Bharti Airtel faces the highest liability of around Rs 42,000 crore after including licence fees and spectrum usage charges, while Vodafone-Idea may have to pay about Rs 40,000 crore, after the Supreme Court verdict on AGR.

Vodafone Idea issued a clarification on the issue of having approached its lenders for debt recast in a statement: "There has been reportage in some media alleging that Vodafone Idea has approached its lenders for debt recast. We categorically deny and dismiss this as baseless and factually incorrect. We have not made any request for debt recast to any lender or asked for reworking of payment terms. We continue to pay all our debts as and when these fall due," the company said.

Following the sharp fall in shares, Vodafone-Idea clarified to stock exchanges on 25 October and again on Tuesday, this week, that "SC judgement represents a significant event with respect for the company (sic)", according to IANS.

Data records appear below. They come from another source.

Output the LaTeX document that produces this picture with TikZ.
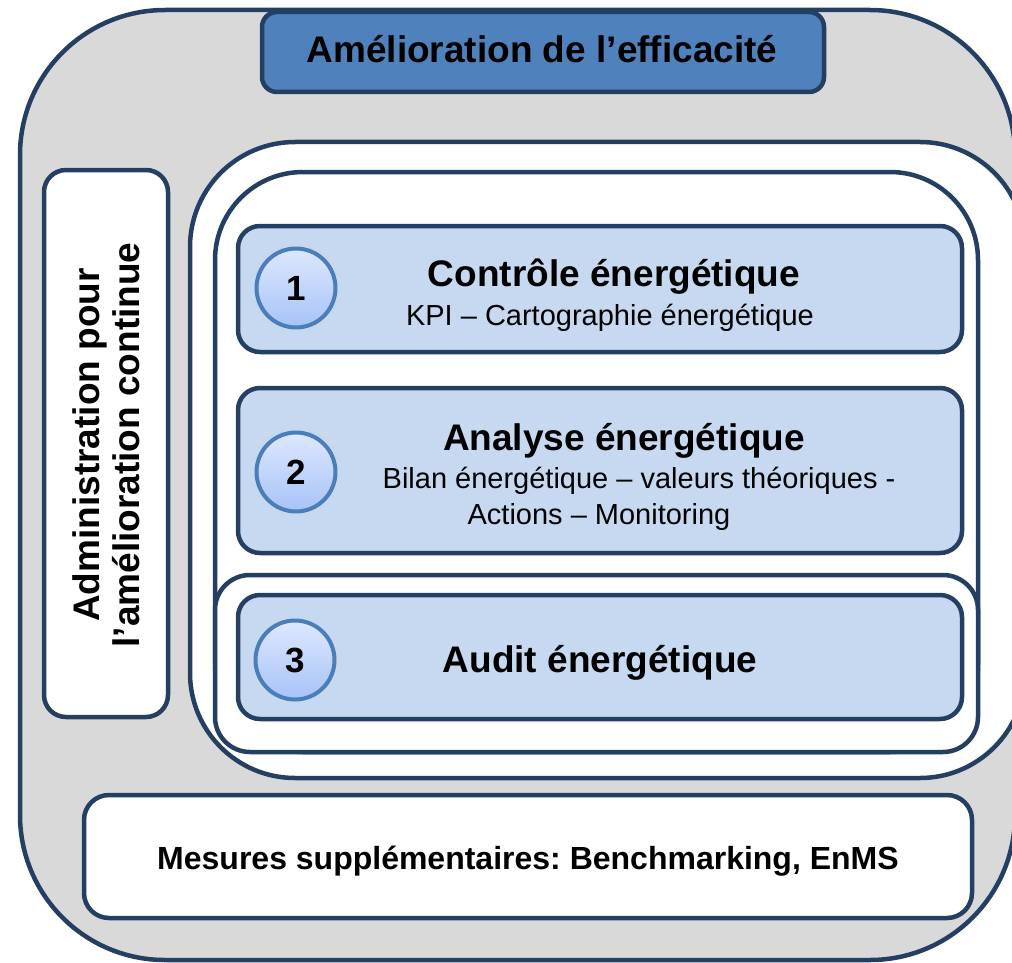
\documentclass[tikz,border=0pt]{standalone}
\usepackage{fontspec}
\setmainfont{Liberation Sans}
\frenchspacing
\definecolor{navy}{HTML}{243F62}
\definecolor{titleblue}{HTML}{4F81BD}
\definecolor{lightblue}{HTML}{C6D9F1}
\definecolor{panelgray}{HTML}{D9D9D9}
\definecolor{circblue}{HTML}{4A7EBB}
\definecolor{circtop}{HTML}{DEE8FF}
\definecolor{circbot}{HTML}{A6C3F7}
\begin{document}
\begin{tikzpicture}[x=1pt,y=-1pt,
  frame/.style={draw=navy,line width=4.5pt},
  boldbig/.style={font=\fontsize{37}{41}\selectfont\bfseries,anchor=base,inner sep=0pt},
  boldmid/.style={font=\fontsize{32}{38}\selectfont\bfseries,anchor=base,inner sep=0pt},
  regtxt/.style={font=\fontsize{29}{34}\selectfont,anchor=base,inner sep=0pt},
  numc/.style={circle,draw=circblue,line width=4pt,top color=circtop,bottom color=circbot,
    minimum size=79pt,inner sep=0pt,font=\fontsize{35}{40}\selectfont\bfseries}
]
\useasboundingbox (0,0) rectangle (1012,963);
\clip (0,0) rectangle (1012,963);
% outer gray panel
\draw[frame,fill=panelgray,rounded corners=145pt] (20,10) rectangle (1015,960);
% title box
\draw[frame,fill=titleblue,rounded corners=15pt] (262,12) rectangle (824,92);
% left box
\draw[frame,fill=white,rounded corners=22pt] (44,170) rectangle (168,717);
% nested frames
\draw[frame,fill=white,rounded corners=105pt] (190,142) rectangle (1025,778);
\draw[frame,fill=white,rounded corners=88pt] (215,172) rectangle (978,752);
\draw[frame,fill=white,rounded corners=35pt] (215,575) rectangle (978,752);
% blue boxes
\draw[frame,fill=lightblue,rounded corners=22pt] (238,226) rectangle (962,352);
\draw[frame,fill=lightblue,rounded corners=22pt] (238,388) rectangle (962,553);
\draw[frame,fill=lightblue,rounded corners=22pt] (238,595) rectangle (962,719);
% bottom box
\draw[frame,fill=white,rounded corners=25pt] (84,795) rectangle (972,918);
% circles
\node[numc] (n1) at (296,288) {1};
\node[numc] (n2) at (296,472) {2};
\node[numc] (n3) at (295,660) {3};
% texts
\node[boldbig] (title) at (542,63) {Amélioration de l’efficacité};
\node[rotate=90,align=center,font=\fontsize{37}{40}\selectfont\bfseries,inner sep=0pt] (adm) at (106,445) {Administration pour\\l’amélioration continue};
\node[boldbig] (t1) at (614,286) {Contrôle énergétique};
\node[regtxt] (s1) at (610,325) {KPI – Cartographie énergétique};
\node[boldbig] (t2) at (624,450) {Analyse énergétique};
\node[regtxt] (s2a) at (639,488) {Bilan énergétique – valeurs théoriques -};
\node[regtxt] (s2b) at (599,524) {Actions – Monitoring};
\node[boldbig] (t3) at (600,672) {Audit énergétique};
\node[boldmid] (mes) at (528,869) {Mesures supplémentaires: Benchmarking, EnMS};
\end{tikzpicture}
\end{document}
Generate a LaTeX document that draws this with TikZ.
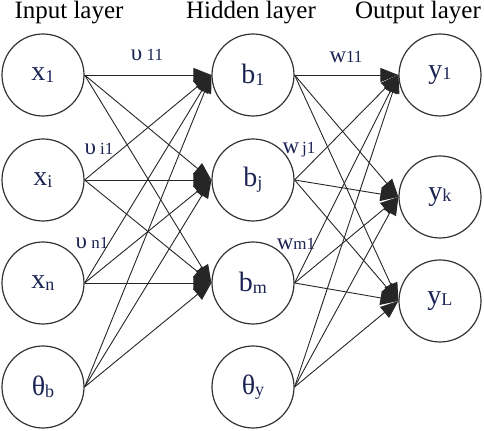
\documentclass[tikz,border=0pt]{standalone}
\usepackage{fontspec}
\setmainfont{Liberation Serif}
\usepackage{tikz}
\usepackage{xcolor}
\usetikzlibrary{arrows.meta}
\definecolor{label-blue}{RGB}{28,36,84}
\tikzset{
    neuron-node/.style = {draw=black!80, circle, line width=0.6pt, minimum size=41pt, inner sep=0pt, text=label-blue},
    layer-title/.style = {anchor=base, font=\fontsize{12.5}{14}\selectfont},
    weight-label/.style = {text=label-blue, inner sep=0pt},
    link-arrow/.style = {draw=black!85, line width=0.45pt, -{Triangle[length=9pt,width=7pt]}},
}
\newcommand{\nsub}[2]{{\fontsize{14}{16}\selectfont #1}{\fontsize{9}{10}\selectfont\raisebox{-0.8pt}{#2}}}
\newcommand{\wsub}[2]{{\fontsize{11.5}{12}\selectfont #1}{\fontsize{8.5}{9}\selectfont #2}}

\begin{document}
\begin{tikzpicture}[x=0.5pt, y=-0.5pt]
\useasboundingbox (0,0) rectangle (484,431);
% layer titles
\node[layer-title] (title-in) at (69,19) {Input layer};
\node[layer-title] (title-hid) at (251,19) {Hidden layer};
\node[layer-title] (title-out) at (418,19) {Output layer};
% input layer
\node[neuron-node] (x1) at (43,75) {\nsub{x}{1}};
\node[neuron-node] (xi) at (43,180) {\nsub{x}{i}};
\node[neuron-node] (xn) at (43,283) {\nsub{x}{n}};
\node[neuron-node] (tb) at (43,387) {\nsub{θ}{b}};
% hidden layer
\node[neuron-node] (b1) at (253,75) {\nsub{b}{1}};
\node[neuron-node] (bj) at (253,180) {\nsub{b}{j}};
\node[neuron-node] (bm) at (253,283) {\nsub{b}{m}};
\node[neuron-node] (ty) at (253,387) {\nsub{θ}{y}};
% output layer
\node[neuron-node] (y1) at (440,75) {\nsub{y}{1}};
\node[neuron-node] (yk) at (440,197) {\nsub{y}{k}};
\node[neuron-node] (yL) at (440,301) {\nsub{y}{L}};
% connections
\foreach \src in {x1,xi,xn,tb}
    \foreach \dst in {b1,bj,bm}
        \draw[link-arrow] (\src.east) -- (\dst.west);
\foreach \src in {b1,bj,bm,ty}
    \foreach \dst in {y1,yk,yL}
        \draw[link-arrow] (\src.east) -- (\dst.west);
% weights
\node[weight-label] (v11) at (147,55) {\wsub{υ}{\ 11}};
\node[weight-label] (vi1) at (99,149) {\wsub{υ}{\ i1}};
\node[weight-label] (vn1) at (92,243) {\wsub{υ}{\ n1}};
\node[weight-label] (w11) at (346,57) {\wsub{w}{11}};
\node[weight-label] (wj1) at (299,150) {\wsub{w}{\,j1}};
\node[weight-label] (wm1) at (296,244) {\wsub{w}{m1}};
\end{tikzpicture}
\end{document}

Vodafone preparing to exit India operations as telecom firm reels under 14 bn debt mounting losses Report

Representational image. Reuters.

"We cannot presently comment on the correctness and completeness of the aforesaid figures. The company is studying the judgement and we will evaluate our next steps," it said. "The Judgement has financial implications, which we are reviewing. We will engage with the Department of Telecommunications (DoT) in order for it to consider granting relief, including a waiver on interest and penalties."

Its market capitalization is a measly Rs 11,091 crore, while the investments have been several billions of dollars, the report added.

On Thursday (today) shares settled in green after declining over 13 percent in day trade following a rating downgrade by Care Ratings.

Shares of the telecom operator ended up by 2.10 percent at Rs 3.89 apiece. Intra-day, the stock slumped 13.12 percent to its 52-week low of Rs 3.31 apiece on BSE. The stock gained 1.32 percent to Rs 3.85 at close on NSE. During the day, it declined 13.15 per cent to Rs 3.30 on the bourse.

In a media statement on the AGR verdict, the company said, "Vodafone Idea is extremely disappointed by the Hon'ble Supreme Court judgment on the Adjusted Gross Revenue (AGR) case. We will study the ruling as soon as it is available, along with our legal advisers, to determine next steps. If there are technical or procedural grounds for doing so, this could include a Review Application," the company said.

"Clearly this judgment has significantly damaging implications for India's telecom industry, which is already reeling under huge financial stress and is left with only four operators.

"Significant investment of several billion dollars has been made in creating world class networks. Today's order has huge impact on two private operators while most of the other impacted operators have exited the sector. We urgently request that the government engage on this matter in order to find ways to mitigate the financial stress for the industry", the company said.

In another setback, Vodafone-Idea announced last week that in regard to the merger of Indus Towers, in which it holds 11.15 percent equity, with Bharti Infratel, it has not been possible to meet the conditions, including DoT approval under the FDI regulations before the target date of 24 October. The parties have entered into an agreement to extend the date by two months to 24 December.

Vodafone Idea will receive a lower cash payment based on the fall in the share price of Bharti Infratel, movements in net debt at Bharti lnfratel and Indus.